### [What to work on]
For the data below, report the number of lines that contain the string "matplotlib" and nothing else.

### [Dataset section]
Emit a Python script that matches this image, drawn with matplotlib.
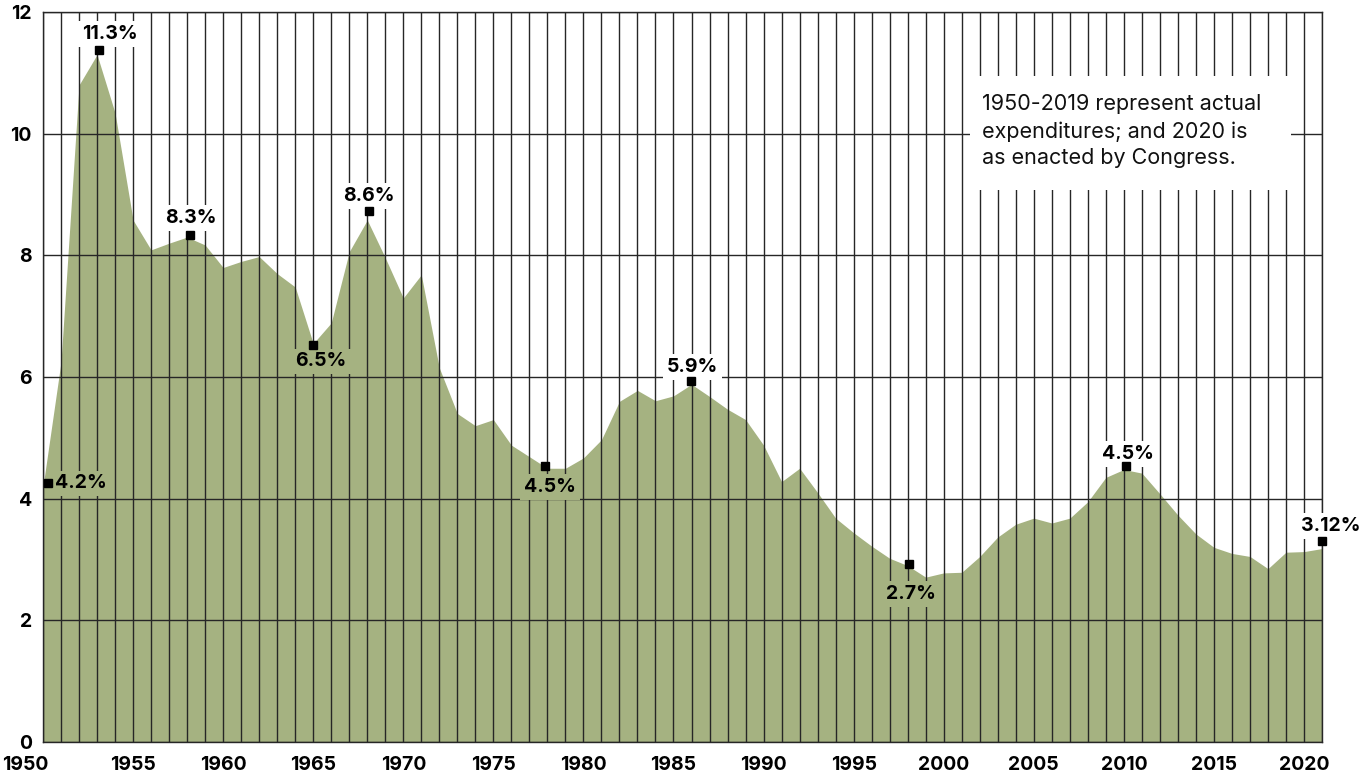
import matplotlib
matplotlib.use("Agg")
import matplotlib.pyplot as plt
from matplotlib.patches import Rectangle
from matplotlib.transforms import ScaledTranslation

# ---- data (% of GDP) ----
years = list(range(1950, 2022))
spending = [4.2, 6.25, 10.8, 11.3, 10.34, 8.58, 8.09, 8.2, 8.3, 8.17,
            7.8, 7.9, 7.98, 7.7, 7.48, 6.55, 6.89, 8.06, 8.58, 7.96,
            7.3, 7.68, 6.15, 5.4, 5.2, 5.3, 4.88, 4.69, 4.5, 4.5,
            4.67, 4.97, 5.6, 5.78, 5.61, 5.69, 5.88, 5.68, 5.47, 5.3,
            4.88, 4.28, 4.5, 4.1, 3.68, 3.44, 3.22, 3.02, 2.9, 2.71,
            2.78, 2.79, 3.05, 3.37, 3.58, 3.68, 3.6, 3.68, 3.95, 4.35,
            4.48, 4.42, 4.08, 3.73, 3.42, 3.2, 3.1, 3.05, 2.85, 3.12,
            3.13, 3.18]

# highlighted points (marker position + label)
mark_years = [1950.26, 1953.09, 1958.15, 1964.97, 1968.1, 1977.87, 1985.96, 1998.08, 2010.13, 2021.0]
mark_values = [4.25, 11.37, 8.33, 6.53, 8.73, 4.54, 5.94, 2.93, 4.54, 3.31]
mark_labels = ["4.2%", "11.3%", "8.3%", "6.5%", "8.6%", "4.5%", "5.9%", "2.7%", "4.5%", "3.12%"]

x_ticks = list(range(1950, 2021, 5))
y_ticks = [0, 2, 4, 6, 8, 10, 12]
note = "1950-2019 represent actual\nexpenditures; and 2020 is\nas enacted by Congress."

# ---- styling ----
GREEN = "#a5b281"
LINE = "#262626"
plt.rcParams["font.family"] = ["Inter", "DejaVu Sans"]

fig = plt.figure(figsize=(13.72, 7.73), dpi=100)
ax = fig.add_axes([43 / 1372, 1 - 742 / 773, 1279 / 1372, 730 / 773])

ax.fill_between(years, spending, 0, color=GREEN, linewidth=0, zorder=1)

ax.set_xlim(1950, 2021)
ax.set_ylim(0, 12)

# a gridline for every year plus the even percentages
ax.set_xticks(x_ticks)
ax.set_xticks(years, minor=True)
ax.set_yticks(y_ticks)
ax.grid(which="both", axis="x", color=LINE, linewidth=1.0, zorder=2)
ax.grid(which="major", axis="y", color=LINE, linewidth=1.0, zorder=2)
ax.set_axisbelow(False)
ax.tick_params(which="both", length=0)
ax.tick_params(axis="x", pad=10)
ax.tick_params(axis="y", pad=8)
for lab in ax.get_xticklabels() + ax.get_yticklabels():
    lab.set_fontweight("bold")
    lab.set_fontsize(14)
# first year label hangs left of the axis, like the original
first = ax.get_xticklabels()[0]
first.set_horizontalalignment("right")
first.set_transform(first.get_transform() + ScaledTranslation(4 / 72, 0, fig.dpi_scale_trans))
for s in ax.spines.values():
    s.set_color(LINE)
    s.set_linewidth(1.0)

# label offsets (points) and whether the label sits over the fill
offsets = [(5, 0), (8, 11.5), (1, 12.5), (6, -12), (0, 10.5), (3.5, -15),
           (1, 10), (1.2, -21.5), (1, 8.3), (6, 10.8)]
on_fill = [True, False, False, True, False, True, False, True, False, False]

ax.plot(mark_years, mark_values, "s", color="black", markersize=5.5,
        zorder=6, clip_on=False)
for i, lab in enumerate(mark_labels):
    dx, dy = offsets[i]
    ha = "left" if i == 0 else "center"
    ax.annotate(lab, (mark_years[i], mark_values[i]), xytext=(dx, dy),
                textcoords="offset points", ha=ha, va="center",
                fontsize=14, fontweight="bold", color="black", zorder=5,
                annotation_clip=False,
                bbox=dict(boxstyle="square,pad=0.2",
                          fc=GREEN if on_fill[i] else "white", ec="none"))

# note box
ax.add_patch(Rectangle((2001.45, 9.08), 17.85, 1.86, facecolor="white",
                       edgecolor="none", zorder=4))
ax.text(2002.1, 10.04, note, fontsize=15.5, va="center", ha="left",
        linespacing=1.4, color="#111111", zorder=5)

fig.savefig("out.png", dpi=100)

### [Task answer]
6